• **Directions for this task**
What is to be transcribed is the run of lines opening with the one that has "Reproduce this chart with Plotly." and closing with the one that has "import plotly.graph_objects as go", and only that run, exactly.

******************************

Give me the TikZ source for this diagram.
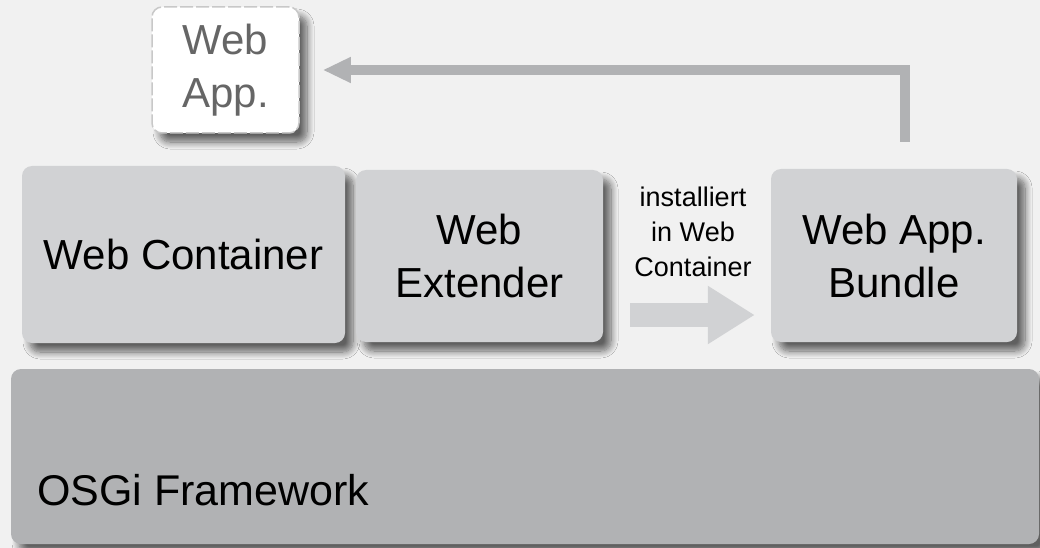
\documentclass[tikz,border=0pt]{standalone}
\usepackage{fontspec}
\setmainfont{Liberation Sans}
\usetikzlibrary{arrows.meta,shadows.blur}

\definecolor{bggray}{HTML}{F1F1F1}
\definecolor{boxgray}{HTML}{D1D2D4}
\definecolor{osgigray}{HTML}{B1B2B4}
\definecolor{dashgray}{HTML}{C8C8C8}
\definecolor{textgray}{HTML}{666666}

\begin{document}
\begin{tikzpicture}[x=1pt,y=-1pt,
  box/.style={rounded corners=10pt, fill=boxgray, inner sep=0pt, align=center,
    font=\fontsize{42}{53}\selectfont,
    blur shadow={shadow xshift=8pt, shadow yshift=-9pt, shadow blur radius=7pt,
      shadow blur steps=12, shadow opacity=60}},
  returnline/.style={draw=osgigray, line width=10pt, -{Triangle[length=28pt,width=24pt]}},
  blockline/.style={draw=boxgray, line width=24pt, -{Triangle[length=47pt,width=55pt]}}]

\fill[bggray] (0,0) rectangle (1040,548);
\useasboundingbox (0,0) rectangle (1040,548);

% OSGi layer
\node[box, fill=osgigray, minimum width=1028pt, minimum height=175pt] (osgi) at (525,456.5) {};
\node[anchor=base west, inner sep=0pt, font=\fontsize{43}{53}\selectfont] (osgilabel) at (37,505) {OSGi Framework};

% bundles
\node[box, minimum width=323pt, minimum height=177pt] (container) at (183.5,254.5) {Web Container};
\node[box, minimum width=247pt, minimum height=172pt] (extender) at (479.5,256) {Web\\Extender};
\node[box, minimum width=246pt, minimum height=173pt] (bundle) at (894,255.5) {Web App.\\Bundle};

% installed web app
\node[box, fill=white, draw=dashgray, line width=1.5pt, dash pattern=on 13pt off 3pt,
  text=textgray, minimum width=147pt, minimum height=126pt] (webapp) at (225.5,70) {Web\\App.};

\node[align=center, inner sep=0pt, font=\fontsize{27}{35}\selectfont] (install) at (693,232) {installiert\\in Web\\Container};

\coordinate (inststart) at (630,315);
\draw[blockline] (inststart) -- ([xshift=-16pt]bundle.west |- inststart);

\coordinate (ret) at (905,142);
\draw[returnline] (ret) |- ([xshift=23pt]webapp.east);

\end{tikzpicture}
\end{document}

******************************

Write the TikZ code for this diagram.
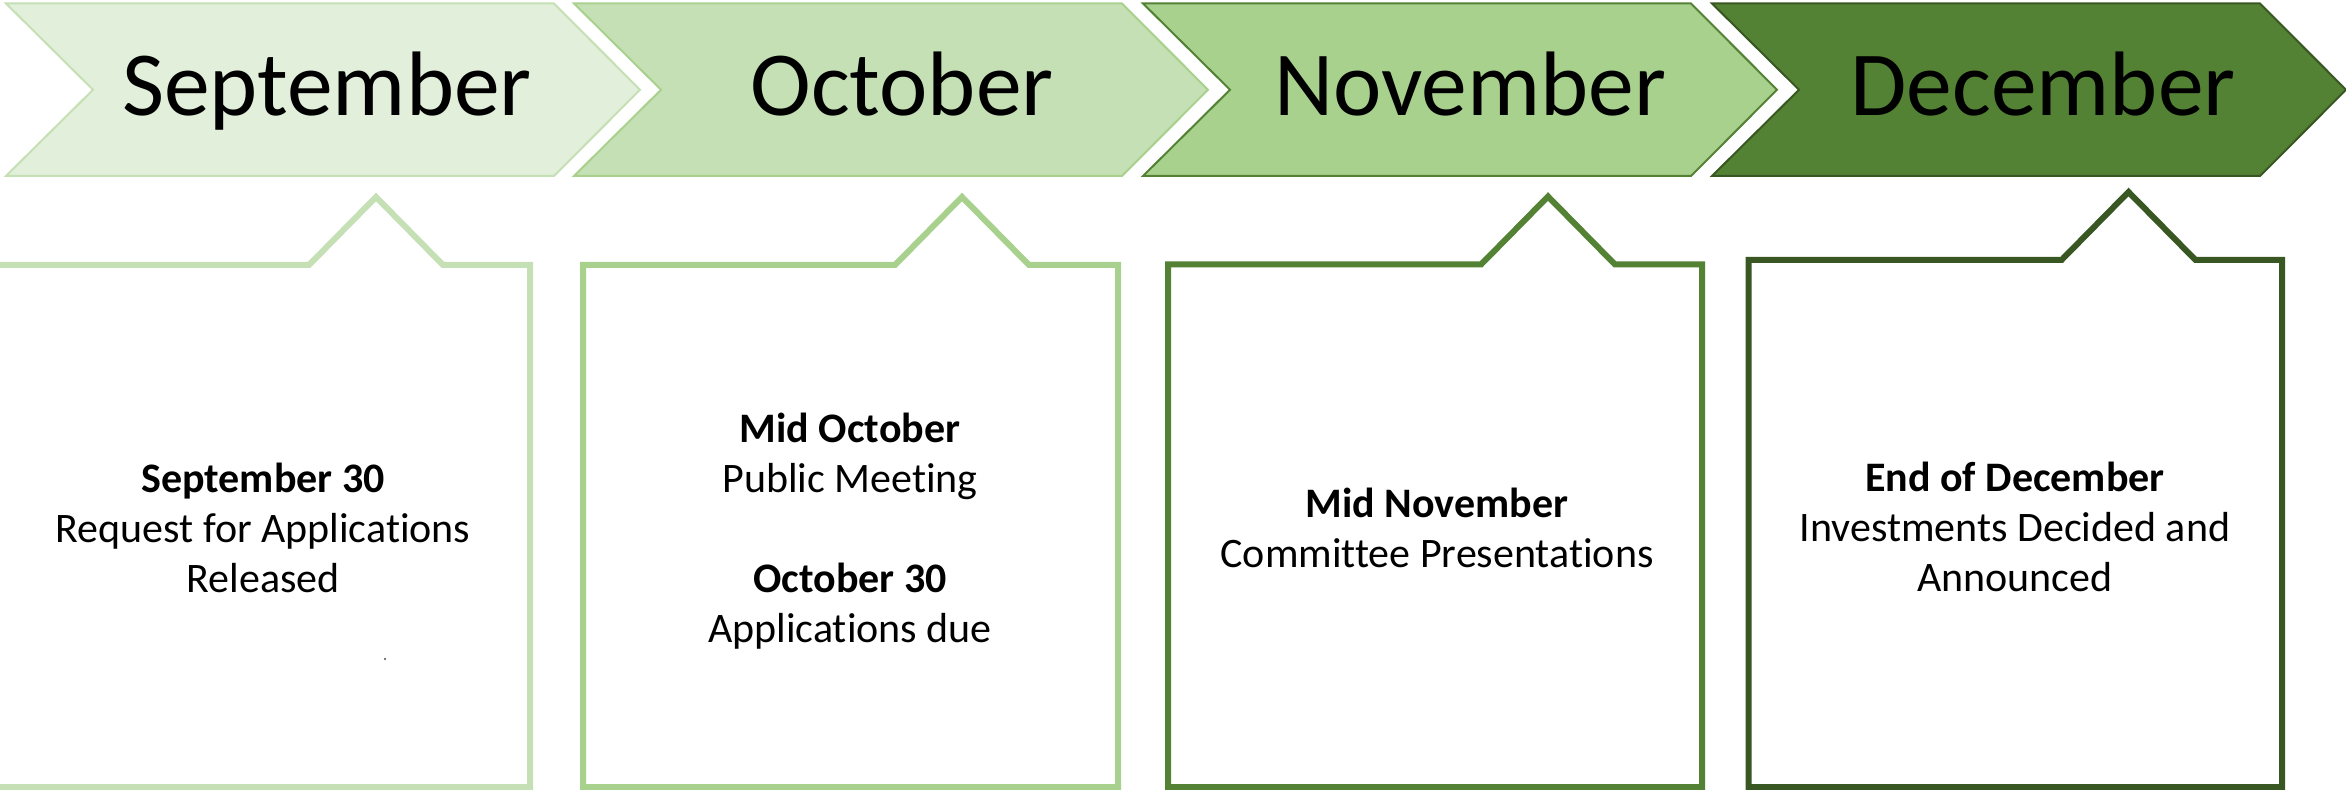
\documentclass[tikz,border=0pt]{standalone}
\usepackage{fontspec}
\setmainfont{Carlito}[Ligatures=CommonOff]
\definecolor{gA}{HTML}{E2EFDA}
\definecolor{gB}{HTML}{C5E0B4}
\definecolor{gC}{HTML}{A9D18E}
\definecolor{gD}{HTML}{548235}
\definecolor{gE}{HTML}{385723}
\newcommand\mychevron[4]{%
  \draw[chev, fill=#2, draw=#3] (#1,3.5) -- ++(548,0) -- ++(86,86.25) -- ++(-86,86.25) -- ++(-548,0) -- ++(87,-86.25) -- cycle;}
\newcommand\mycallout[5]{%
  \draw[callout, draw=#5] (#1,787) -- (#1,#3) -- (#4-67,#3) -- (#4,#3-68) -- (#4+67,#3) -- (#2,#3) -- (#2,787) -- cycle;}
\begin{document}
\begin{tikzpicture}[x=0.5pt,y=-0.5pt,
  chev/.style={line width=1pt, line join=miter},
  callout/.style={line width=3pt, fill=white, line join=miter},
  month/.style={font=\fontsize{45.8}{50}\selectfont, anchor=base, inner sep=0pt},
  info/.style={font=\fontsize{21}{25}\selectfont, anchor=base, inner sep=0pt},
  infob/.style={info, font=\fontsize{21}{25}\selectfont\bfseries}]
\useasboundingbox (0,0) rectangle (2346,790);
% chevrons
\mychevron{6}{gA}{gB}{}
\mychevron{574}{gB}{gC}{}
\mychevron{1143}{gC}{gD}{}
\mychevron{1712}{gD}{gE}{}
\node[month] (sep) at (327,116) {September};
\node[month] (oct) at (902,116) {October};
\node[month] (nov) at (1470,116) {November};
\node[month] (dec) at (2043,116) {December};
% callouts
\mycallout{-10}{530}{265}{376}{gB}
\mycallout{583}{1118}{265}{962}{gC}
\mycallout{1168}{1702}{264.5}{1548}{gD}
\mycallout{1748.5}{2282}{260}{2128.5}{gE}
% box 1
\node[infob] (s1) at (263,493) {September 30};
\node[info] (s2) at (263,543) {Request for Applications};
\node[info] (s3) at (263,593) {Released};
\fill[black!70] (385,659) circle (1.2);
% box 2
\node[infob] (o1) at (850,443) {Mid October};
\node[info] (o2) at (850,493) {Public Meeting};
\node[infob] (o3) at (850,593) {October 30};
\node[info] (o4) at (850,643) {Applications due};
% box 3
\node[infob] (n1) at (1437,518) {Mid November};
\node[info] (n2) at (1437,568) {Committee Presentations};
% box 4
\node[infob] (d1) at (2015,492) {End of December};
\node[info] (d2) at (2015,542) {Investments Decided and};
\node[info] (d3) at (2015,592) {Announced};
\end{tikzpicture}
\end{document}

******************************

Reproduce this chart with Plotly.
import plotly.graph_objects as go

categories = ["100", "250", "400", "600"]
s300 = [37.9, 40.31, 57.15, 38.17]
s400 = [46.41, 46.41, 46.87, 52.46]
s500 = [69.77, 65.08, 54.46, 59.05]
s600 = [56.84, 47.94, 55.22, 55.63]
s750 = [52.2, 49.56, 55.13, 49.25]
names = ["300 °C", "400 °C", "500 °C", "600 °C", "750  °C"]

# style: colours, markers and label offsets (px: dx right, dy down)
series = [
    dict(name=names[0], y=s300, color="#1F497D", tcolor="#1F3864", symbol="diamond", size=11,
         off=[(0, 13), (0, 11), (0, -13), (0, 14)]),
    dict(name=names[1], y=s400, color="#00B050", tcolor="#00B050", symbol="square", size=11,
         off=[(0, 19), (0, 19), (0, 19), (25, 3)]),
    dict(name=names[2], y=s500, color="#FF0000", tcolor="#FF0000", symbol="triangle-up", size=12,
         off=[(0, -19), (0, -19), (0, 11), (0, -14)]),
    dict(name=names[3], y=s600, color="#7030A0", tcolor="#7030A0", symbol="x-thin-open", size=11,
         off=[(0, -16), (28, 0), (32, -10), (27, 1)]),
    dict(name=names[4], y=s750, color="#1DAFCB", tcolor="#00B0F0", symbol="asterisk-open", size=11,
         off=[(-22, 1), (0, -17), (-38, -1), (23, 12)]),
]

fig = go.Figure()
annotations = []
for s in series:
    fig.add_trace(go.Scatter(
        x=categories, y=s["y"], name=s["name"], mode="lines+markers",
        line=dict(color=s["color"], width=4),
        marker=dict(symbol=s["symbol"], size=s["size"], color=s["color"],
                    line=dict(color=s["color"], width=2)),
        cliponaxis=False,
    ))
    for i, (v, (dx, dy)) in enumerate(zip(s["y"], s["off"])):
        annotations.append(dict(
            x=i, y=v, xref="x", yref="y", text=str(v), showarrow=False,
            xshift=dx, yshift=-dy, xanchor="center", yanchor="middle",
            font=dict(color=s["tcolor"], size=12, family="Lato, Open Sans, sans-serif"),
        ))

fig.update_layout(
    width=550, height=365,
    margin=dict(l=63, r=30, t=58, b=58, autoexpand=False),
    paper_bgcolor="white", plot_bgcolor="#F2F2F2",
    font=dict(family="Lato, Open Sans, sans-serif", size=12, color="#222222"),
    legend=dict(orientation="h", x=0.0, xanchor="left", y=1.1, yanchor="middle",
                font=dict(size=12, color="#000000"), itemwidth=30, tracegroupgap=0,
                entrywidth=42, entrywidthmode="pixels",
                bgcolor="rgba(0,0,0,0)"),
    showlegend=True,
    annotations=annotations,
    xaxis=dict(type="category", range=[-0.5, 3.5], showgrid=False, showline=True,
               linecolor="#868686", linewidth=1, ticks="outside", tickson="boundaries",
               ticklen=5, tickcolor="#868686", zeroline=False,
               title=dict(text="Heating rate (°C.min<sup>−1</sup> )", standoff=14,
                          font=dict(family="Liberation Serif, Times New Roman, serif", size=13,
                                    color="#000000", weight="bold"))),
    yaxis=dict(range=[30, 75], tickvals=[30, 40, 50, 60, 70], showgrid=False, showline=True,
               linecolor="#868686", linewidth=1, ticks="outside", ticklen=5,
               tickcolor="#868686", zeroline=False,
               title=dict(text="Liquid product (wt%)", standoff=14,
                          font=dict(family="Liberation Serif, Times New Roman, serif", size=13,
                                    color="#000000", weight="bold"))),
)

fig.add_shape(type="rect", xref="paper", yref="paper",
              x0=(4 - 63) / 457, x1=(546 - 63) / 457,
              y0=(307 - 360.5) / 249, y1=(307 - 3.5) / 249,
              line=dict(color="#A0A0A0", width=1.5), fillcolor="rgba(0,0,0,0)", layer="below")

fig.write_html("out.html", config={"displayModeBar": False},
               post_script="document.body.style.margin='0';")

******************************

• **Final answer**
Reproduce this chart with Plotly.
import plotly.graph_objects as go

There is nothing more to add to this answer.